Work through the listing below and count the lines that hold "this". Answer with the number alone.

## Exercise input
* begin *

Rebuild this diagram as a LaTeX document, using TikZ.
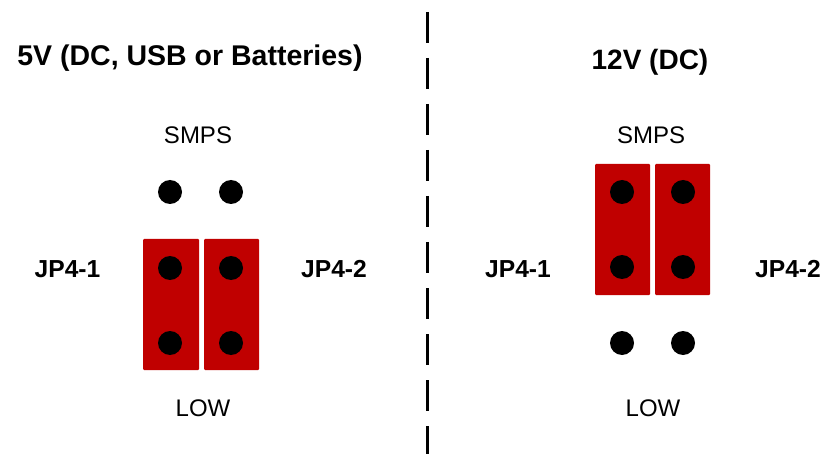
\documentclass[tikz,border=0pt]{standalone}
\usepackage{fontspec}
\setmainfont{Liberation Sans}
\definecolor{jred}{HTML}{C00000}
\begin{document}
\begin{tikzpicture}[x=1pt,y=-1pt,
  pin/.style={circle,fill=black,inner sep=0pt,minimum size=24pt},
  jumper/.style={fill=jred,draw=none,rounded corners=1pt},
  title/.style={font=\fontsize{28}{31}\selectfont\bfseries,anchor=base,inner sep=0pt},
  lbl/.style={font=\fontsize{24}{28}\selectfont,anchor=base,inner sep=0pt},
  blbl/.style={font=\fontsize{24.6}{28}\selectfont\bfseries,anchor=base,inner sep=0pt},
  sep/.style={line width=3pt,dash pattern=on 31pt off 15pt}]
\useasboundingbox (0,0) rectangle (824,454);
% divider
\coordinate (dtop) at (427,12);
\coordinate (dbot) at (427,454);
\draw[sep] (dtop) -- (dbot);
% left panel
\node[title,font=\fontsize{28.5}{32}\selectfont\bfseries] (t1) at (190,66) {5V (DC, USB or Batteries)};
\node[lbl] (s1) at (198,144) {SMPS};
\node[lbl] (l1) at (203,416) {LOW};
\node[blbl] (a1) at (67.5,277) {JP4-1};
\node[blbl] (b1) at (334,277) {JP4-2};
\fill[jumper] (143,239) rectangle (199,370);
\fill[jumper] (204,239) rectangle (259,370);
\node[pin] (p11) at (170,192) {};
\node[pin] (p12) at (231,192) {};
\node[pin] (p13) at (170,268) {};
\node[pin] (p14) at (231,268) {};
\node[pin] (p15) at (170,343) {};
\node[pin] (p16) at (231,343) {};
% right panel
\node[title] (t2) at (650,70) {12V (DC)};
\node[lbl] (s2) at (651,144) {SMPS};
\node[lbl] (l2) at (653,416) {LOW};
\node[blbl] (a2) at (518,277) {JP4-1};
\node[blbl] (b2) at (788,277) {JP4-2};
\fill[jumper] (595,164) rectangle (650,295);
\fill[jumper] (655,164) rectangle (710,295);
\node[pin] (p21) at (622,192) {};
\node[pin] (p22) at (683,192) {};
\node[pin] (p23) at (622,267) {};
\node[pin] (p24) at (683,267) {};
\node[pin] (p25) at (622,343) {};
\node[pin] (p26) at (683,343) {};
\end{tikzpicture}
\end{document}
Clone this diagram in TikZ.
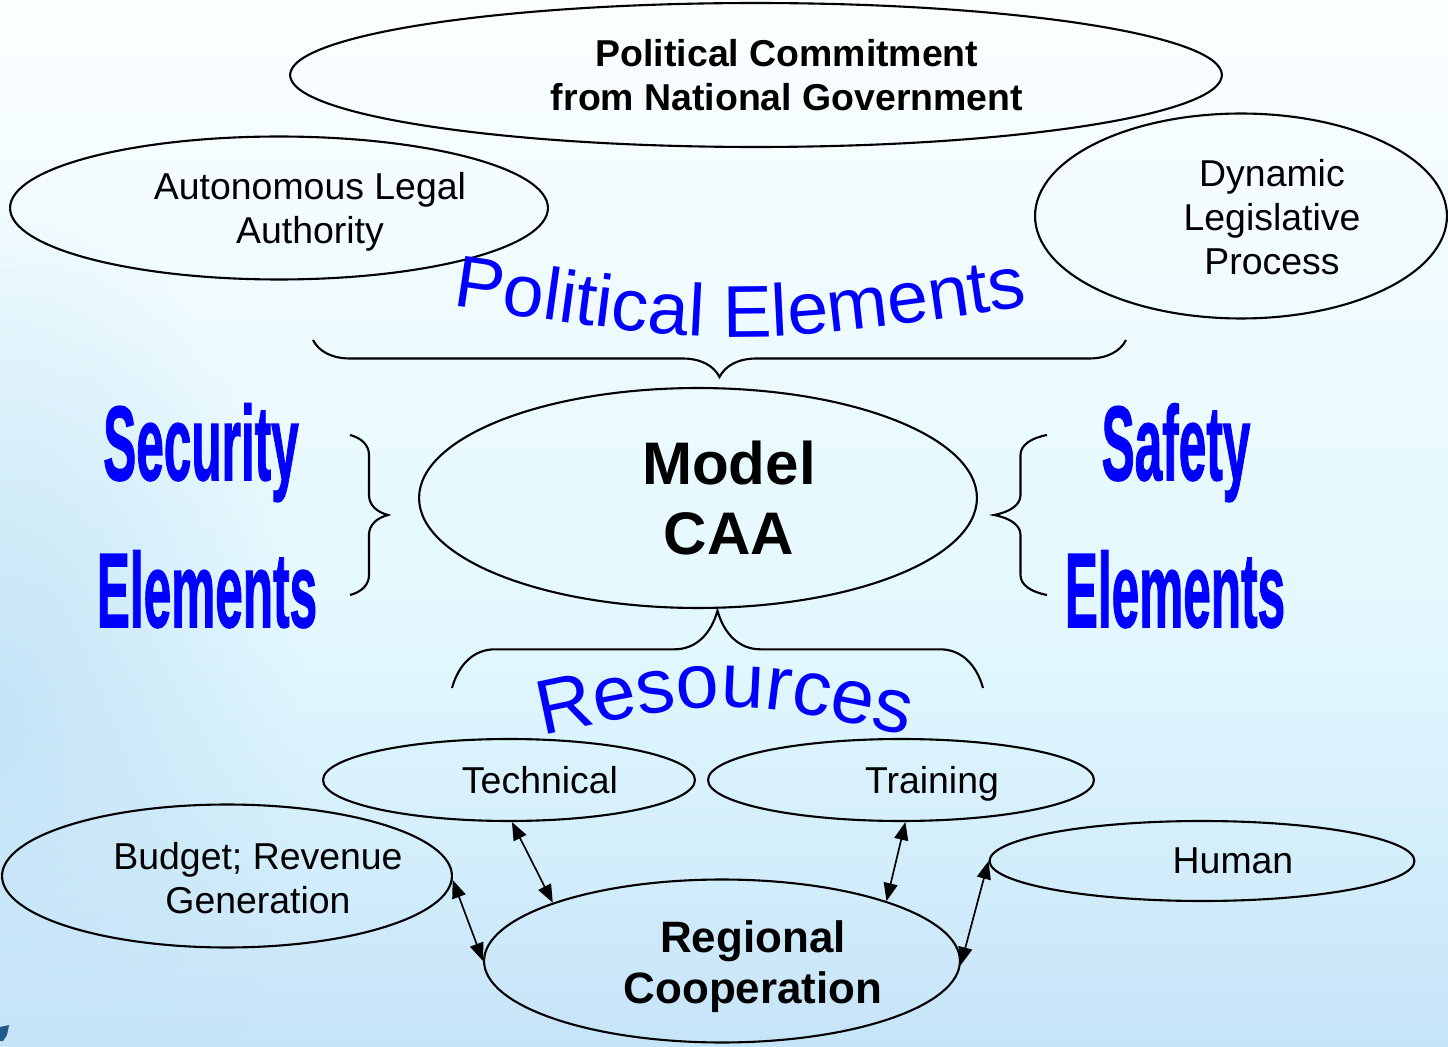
\documentclass[tikz,border=0pt]{standalone}
\usepackage{graphicx}
\usepackage{fontspec}
\setmainfont{Liberation Sans}
\newfontfamily\heavyfont{Liberation Sans}[BoldFeatures={FakeBold=1.5}]
\usetikzlibrary{shapes.geometric,arrows.meta,decorations.pathreplacing,decorations.text,fadings}

\definecolor{bgtop}{HTML}{FBFEFF}
\definecolor{bgmid}{HTML}{E2F8FE}
\definecolor{bgbot}{HTML}{C6E4F8}
\definecolor{bgside}{HTML}{C4E4F6}
\definecolor{bgmark}{HTML}{1E5A8A}
\definecolor{wordblue}{HTML}{0000FF}

\tikzfading[name=sidefade, inner color=transparent!0, outer color=transparent!100]

% tall condensed lettering
\newcommand{\tallword}[1]{\scalebox{0.75}[1.6]{#1}}

\tikzset{
  oval/.style={ellipse, draw, line width=1.2pt, inner sep=0pt},
  lbl/.style={align=center, font=\fontsize{21.3}{25}\selectfont},
  boldlbl/.style={align=center, font=\bfseries\fontsize{21.3}{25}\selectfont},
  link/.style={{Triangle[length=0.36cm,width=0.28cm]}-{Triangle[length=0.36cm,width=0.28cm]}, line width=0.95pt},
  curly/.style={decorate, line width=1.2pt},
  heavy/.style={text=wordblue, font=\heavyfont\bfseries\fontsize{37.6}{40}\selectfont, anchor=base, inner sep=0pt}
}

\begin{document}
\begin{tikzpicture}[x=0.02cm, y=-0.02cm]

\useasboundingbox (0,0) rectangle (1448,1047);
\shade[top color=bgtop, bottom color=bgmid] (0,0) rectangle (1448,640);
\shade[top color=bgmid, bottom color=bgbot] (0,640) rectangle (1448,1047);
\fill[bgside, path fading=sidefade] (0,720) ellipse (300 and 520);
\fill[bgmark] (0,1027) -- (9,1025) -- (7,1035) -- (3,1041) -- (0,1041) -- cycle;

% political ring
\node[oval, minimum width=18.64cm, minimum height=2.88cm] (commit) at (756,75) {};
\node[boldlbl] (commit-t) at ([xshift=0.62cm]commit.center) {Political Commitment\\from National Government};

\node[oval, minimum width=10.76cm, minimum height=2.86cm] (legal) at (279,208) {};
\node[lbl] (legal-t) at ([xshift=0.62cm, yshift=-0.08cm]legal.center) {Autonomous Legal\\Authority};

\node[oval, minimum width=8.24cm, minimum height=4.1cm] (legis) at (1241,216) {};
\node[lbl] (legis-t) at ([xshift=0.62cm, yshift=-0.02cm]legis.center) {Dynamic\\Legislative\\Process};

\path[decorate, decoration={text along path, text align=center, text color=wordblue,
  text={|\fontsize{41.8}{45}\selectfont|Political Elements}}]
  (420,301) .. controls (740,349) .. (1060,301);
\draw[curly, decoration={brace, amplitude=0.74cm}] (1126,340) -- (313,340);

% centre
\node[oval, minimum width=11.16cm, minimum height=4.4cm] (caa) at (698,498) {};
\node[align=center, font=\bfseries\fontsize{34.2}{39.8}\selectfont] (caa-t) at ([xshift=0.62cm]caa.center) {Model\\CAA};

% side elements
\node[heavy] (sec1) at (201,480) {\tallword{Security}};
\node[heavy] (sec2) at (207,627) {\tallword{Elements}};
\draw[curly, decoration={brace, amplitude=0.4cm, transform={yscale=1.9}}] (350,435) -- (350,595);

\node[heavy] (saf1) at (1176,480) {\tallword{Safety}};
\node[heavy] (saf2) at (1175,627) {\tallword{Elements}};
\draw[curly, decoration={brace, amplitude=0.4cm, transform={yscale=2.65}}] (1047,595) -- (1047,435);

% resources
\draw[curly, decoration={brace, amplitude=0.86cm, transform={yscale=1.8}}] (452,688) -- (983,688);
\path[decorate, decoration={text along path, text align=center, text color=wordblue,
  text={|\fontsize{44}{48}\selectfont|Resources}}]
  (520,740) .. controls (725,696) .. (930,740);

\node[oval, minimum width=7.44cm, minimum height=1.64cm] (tech) at (509,780) {};
\node[lbl] (tech-t) at ([xshift=0.62cm]tech.center) {Technical};

\node[oval, minimum width=7.72cm, minimum height=1.64cm] (train) at (901,780) {};
\node[lbl] (train-t) at ([xshift=0.62cm, yshift=-0.08cm]train.center) {Training};

\node[oval, minimum width=9.0cm, minimum height=2.86cm] (budget) at (227,876) {};
\node[lbl] (budget-t) at ([xshift=0.62cm, yshift=-0.04cm]budget.center) {Budget; Revenue\\Generation};

\node[oval, minimum width=8.5cm, minimum height=1.6cm] (human) at (1202,861) {};
\node[lbl] (human-t) at ([xshift=0.62cm]human.center) {Human};

\node[oval, minimum width=9.52cm, minimum height=3.26cm] (region) at (722,961) {};
\node[align=center, font=\bfseries\fontsize{25}{29}\selectfont] (region-t) at ([xshift=0.62cm, yshift=-0.12cm]region.center) {Regional\\Cooperation};

\draw[link] (tech.-86) -- (region.161);
\draw[link] (train.-84) -- (region.20);
\draw[link] (budget.-1) -- (region.180);
\draw[link] (human.180) -- (region.-1);

\end{tikzpicture}
\end{document}
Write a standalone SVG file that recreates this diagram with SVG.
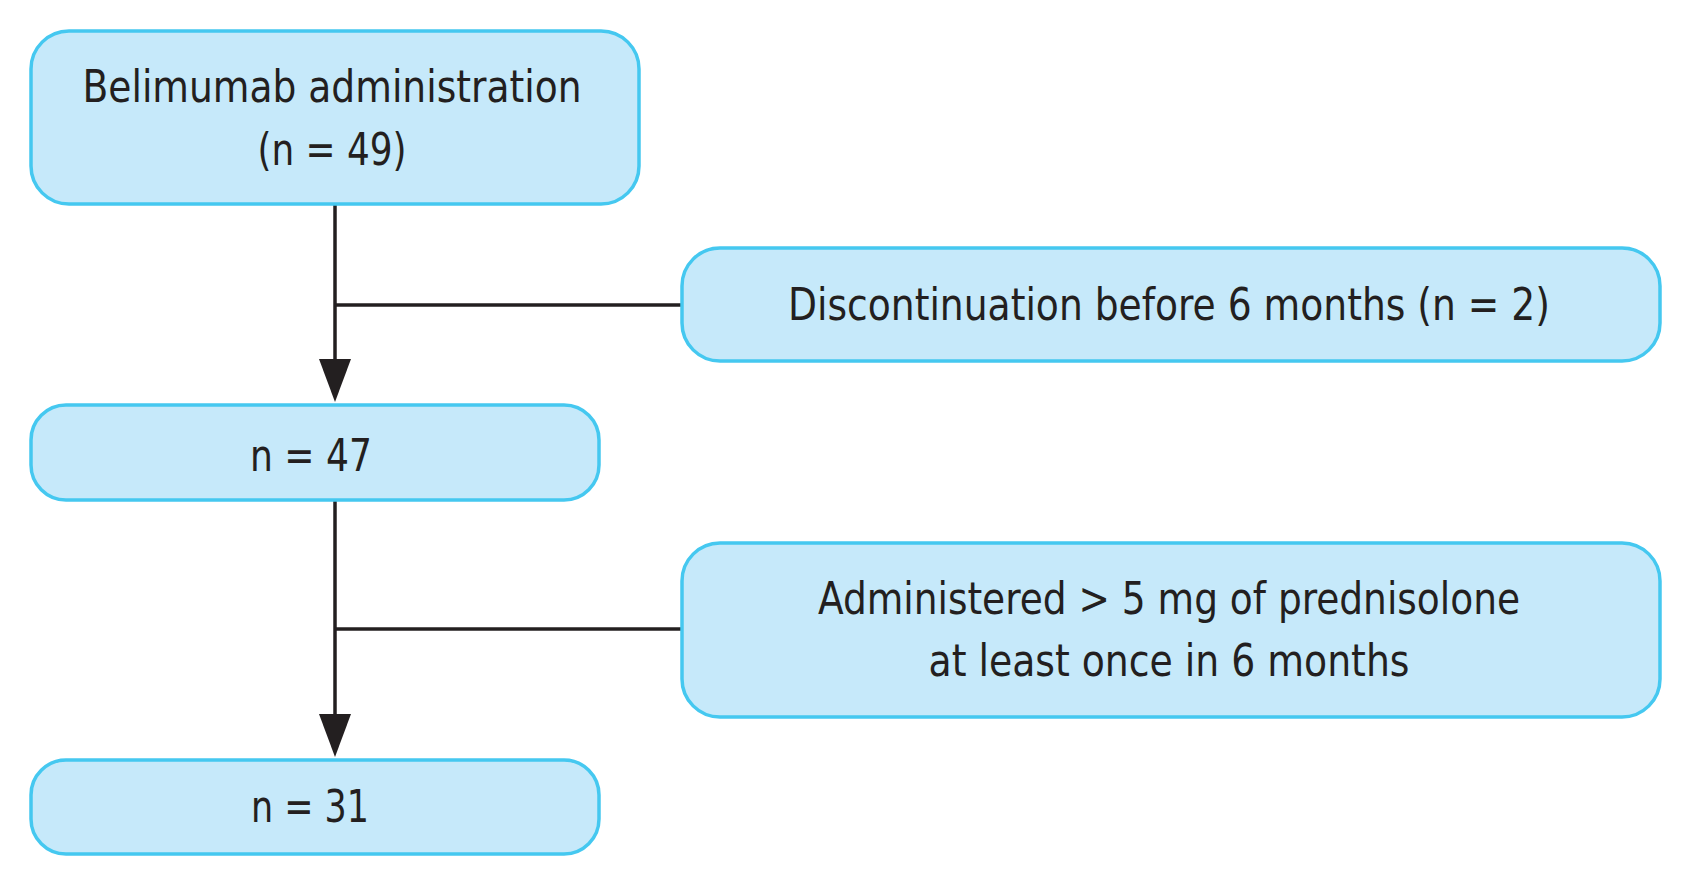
<svg xmlns="http://www.w3.org/2000/svg" width="1694" height="886" viewBox="0 0 1694 886">
<style>
.box{fill:#c6e9fa;stroke:#45c8f0;stroke-width:3.5}
.t{font-family:"Liberation Sans Narrow","DejaVu Sans Condensed","Liberation Sans",sans-serif;font-size:45px;fill:#231f20;text-anchor:middle}
.ln{stroke:#231f20;stroke-width:3.5;fill:none}
.head{fill:#231f20}
</style>
<rect width="1694" height="886" fill="#ffffff"/>
<g id="connectors">
<line class="ln" x1="335" y1="204" x2="335" y2="359"/>
<path class="head" d="M319,359 L351,359 L335,402 Z"/>
<line class="ln" x1="335" y1="305" x2="682" y2="305"/>
<line class="ln" x1="335" y1="500" x2="335" y2="714"/>
<path class="head" d="M319,714 L351,714 L335,757 Z"/>
<line class="ln" x1="335" y1="629" x2="682" y2="629"/>
</g>
<g id="node-belimumab">
<rect class="box" x="31" y="31" width="608" height="173" rx="38"/>
<text class="t" x="332" y="102" textLength="499" lengthAdjust="spacingAndGlyphs">Belimumab administration</text>
<text class="t" x="332" y="165" textLength="149" lengthAdjust="spacingAndGlyphs">(n = 49)</text>
</g>
<g id="node-discontinuation">
<rect class="box" x="682" y="248" width="978" height="113" rx="38"/>
<text class="t" x="1169" y="320" textLength="762" lengthAdjust="spacingAndGlyphs">Discontinuation before 6 months (n = 2)</text>
</g>
<g id="node-n47">
<rect class="box" x="31" y="405" width="568" height="95" rx="35"/>
<text class="t" x="311" y="471" textLength="122" lengthAdjust="spacingAndGlyphs">n = 47</text>
</g>
<g id="node-prednisolone">
<rect class="box" x="682" y="543" width="978" height="174" rx="38"/>
<text class="t" x="1169" y="614" textLength="702" lengthAdjust="spacingAndGlyphs">Administered &gt; 5 mg of prednisolone</text>
<text class="t" x="1169" y="676" textLength="481" lengthAdjust="spacingAndGlyphs">at least once in 6 months</text>
</g>
<g id="node-n31">
<rect class="box" x="31" y="760" width="568" height="94" rx="35"/>
<text class="t" x="310" y="822" textLength="118" lengthAdjust="spacingAndGlyphs">n = 31</text>
</g>
</svg>
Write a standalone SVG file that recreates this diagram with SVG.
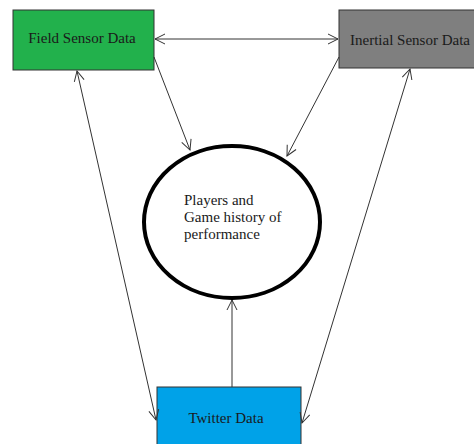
<svg xmlns="http://www.w3.org/2000/svg" width="474" height="444" viewBox="0 0 474 444">
<defs>
<style>
.box{stroke:#333;stroke-width:1}
.lbl{font-family:"Liberation Serif","Times New Roman",serif;font-size:15px;fill:#1a1a1a}
.conn line{stroke:#333;stroke-width:1;fill:none}
</style>
<marker id="ah" viewBox="0 0 12 12" refX="11" refY="6" markerWidth="12" markerHeight="12" markerUnits="userSpaceOnUse" orient="auto-start-reverse">
<path d="M1,1 L11,6 L1,11" fill="none" stroke="#333" stroke-width="1"/>
</marker>
</defs>
<rect width="474" height="444" fill="#fff"/>
<g id="field">
<rect class="box" x="13" y="10" width="141" height="60" fill="#22b14c"/>
<text class="lbl" x="82" y="43" text-anchor="middle">Field Sensor Data</text>
</g>
<g id="inertial">
<rect class="box" x="339" y="10" width="140" height="58" fill="#7f7f7f"/>
<text class="lbl" x="350" y="45">Inertial Sensor Data</text>
</g>
<g id="history">
<ellipse cx="232" cy="222" rx="88" ry="76" fill="#fff" stroke="#000" stroke-width="4"/>
<text class="lbl"><tspan x="184" y="205">Players and</tspan><tspan x="184" y="222">Game history of</tspan><tspan x="184" y="239">performance</tspan></text>
</g>
<g id="twitter">
<rect class="box" x="157" y="387" width="144" height="62" fill="#00a2e8"/>
<text class="lbl" x="226" y="423" text-anchor="middle">Twitter Data</text>
</g>
<g class="conn">
<line x1="155" y1="39" x2="338" y2="39" marker-start="url(#ah)" marker-end="url(#ah)"/>
<line x1="154" y1="57" x2="190" y2="150" marker-end="url(#ah)"/>
<line x1="339" y1="57" x2="287" y2="156" marker-end="url(#ah)"/>
<line x1="77" y1="71" x2="156" y2="420" marker-start="url(#ah)" marker-end="url(#ah)"/>
<line x1="410" y1="69" x2="302" y2="423" marker-start="url(#ah)" marker-end="url(#ah)"/>
<line x1="232" y1="387" x2="232" y2="300" marker-end="url(#ah)"/>
</g>
</svg>
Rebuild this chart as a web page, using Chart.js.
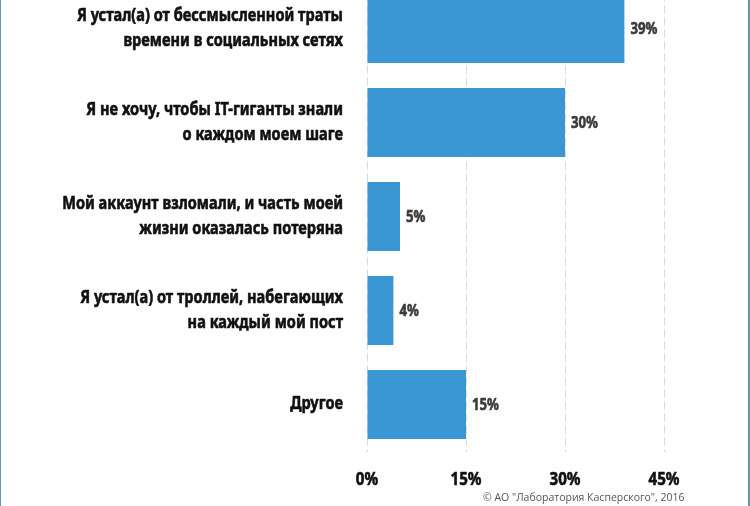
<!DOCTYPE html>
<html>
<head>
<meta charset="utf-8">
<script src="https://cdn.jsdelivr.net/npm/chart.js@4.4.0/dist/chart.umd.min.js"></script>
<style>
  html, body { margin: 0; padding: 0; background: #ffffff; }
  body { width: 750px; height: 506px; position: relative; overflow: hidden; }
  #wrap { position: absolute; left: 0; top: -20px; width: 750px; height: 526px; }
  .edge { position: absolute; top: 0; width: 1px; height: 506px; background: #5a97b3; }
  #footer { position: absolute; left: 483px; top: 490px; font-family: "Open Sans", "DejaVu Sans", sans-serif; font-size: 10.5px; color: #555555; white-space: nowrap; }
</style>
</head>
<body>
<div id="wrap"><canvas id="c"></canvas></div>
<div class="edge" style="left:0"></div>
<div class="edge" style="left:748px;width:2px"></div>
<div id="footer">© АО "Лаборатория Касперского", 2016</div>
<script>
const categories = [
  ["Я устал(а) от бессмысленной траты", "времени в социальных сетях"],
  ["Я не хочу, чтобы IT-гиганты знали", "о каждом моем шаге"],
  ["Мой аккаунт взломали, и часть моей", "жизни оказалась потеряна"],
  ["Я устал(а) от троллей, набегающих", "на каждый мой пост"],
  ["Другое"]
];
const values = [39, 30, 5, 4, 15];
const tickValues = [0, 15, 30, 45];

const FONT = '"Noto Sans", "Open Sans", sans-serif';

// draw condensed heavy text (reference uses a bold condensed face)
function condensedText(ctx, text, x, y, size, targetW, refText, align, color) {
  ctx.save();
  ctx.font = 'bold ' + size + 'px ' + FONT;
  const sx = targetW / ctx.measureText(refText).width;
  ctx.fillStyle = color;
  ctx.strokeStyle = color;
  ctx.lineWidth = 0.6;
  ctx.lineJoin = 'round';
  ctx.textBaseline = 'middle';
  ctx.textAlign = align;
  ctx.translate(x, y);
  ctx.scale(sx, 1);
  ctx.fillText(text, 0, 0);
  ctx.strokeText(text, 0, 0);
  ctx.restore();
}

const textPlugin = {
  id: 'textPlugin',
  afterDatasetsDraw(chart) {
    const ctx = chart.ctx;
    const xs = chart.scales.x, ys = chart.scales.y;
    categories.forEach((lines, i) => {
      const cy = ys.getPixelForValue(i);
      const lh = 25;
      const off = -((lines.length - 1) * lh) / 2;
      lines.forEach((ln, j) => {
        condensedText(ctx, ln, chart.chartArea.left - 24, cy + off + j * lh, 17, 266,
          categories[0][0], 'right', '#111111');
      });
    });
    const meta = chart.getDatasetMeta(0);
    meta.data.forEach((bar, i) => {
      condensedText(ctx, values[i] + '%', bar.x + 6, bar.y + 1, 16, 27, '39%', 'left', '#3a3a3a');
    });
    tickValues.forEach(v => {
      condensedText(ctx, v + '%', xs.getPixelForValue(v), chart.chartArea.bottom + 28.5, 18, 31, '45%', 'center', '#111111');
    });
  }
};

new Chart(document.getElementById('c'), {
  type: 'bar',
  data: {
    labels: categories,
    datasets: [{
      data: values,
      backgroundColor: '#3a97d4',
      borderWidth: 0,
      categoryPercentage: 1,
      barPercentage: 0.734
    }]
  },
  options: {
    indexAxis: 'y',
    responsive: true,
    maintainAspectRatio: false,
    animation: false,
    layout: { padding: { top: 1.5, right: 86, bottom: 0, left: 0 } },
    plugins: { legend: { display: false }, tooltip: { enabled: false } },
    scales: {
      x: {
        min: 0, max: 45,
        afterBuildTicks(scale) { scale.ticks = tickValues.map(v => ({ value: v })); },
        afterFit(scale) { scale.height = 54.5; scale.paddingLeft = 0; scale.paddingRight = 0; },
        ticks: { display: false },
        grid: { color: '#dadada', lineWidth: 1, drawTicks: false },
        border: { display: false, dash: [8, 4] }
      },
      y: {
        afterFit(scale) { scale.width = 367; scale.paddingTop = 0; scale.paddingBottom = 0; },
        ticks: { display: false },
        grid: { display: false },
        border: { display: false }
      }
    }
  },
  plugins: [textPlugin]
});
</script>
</body>
</html>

* end *

## Response
5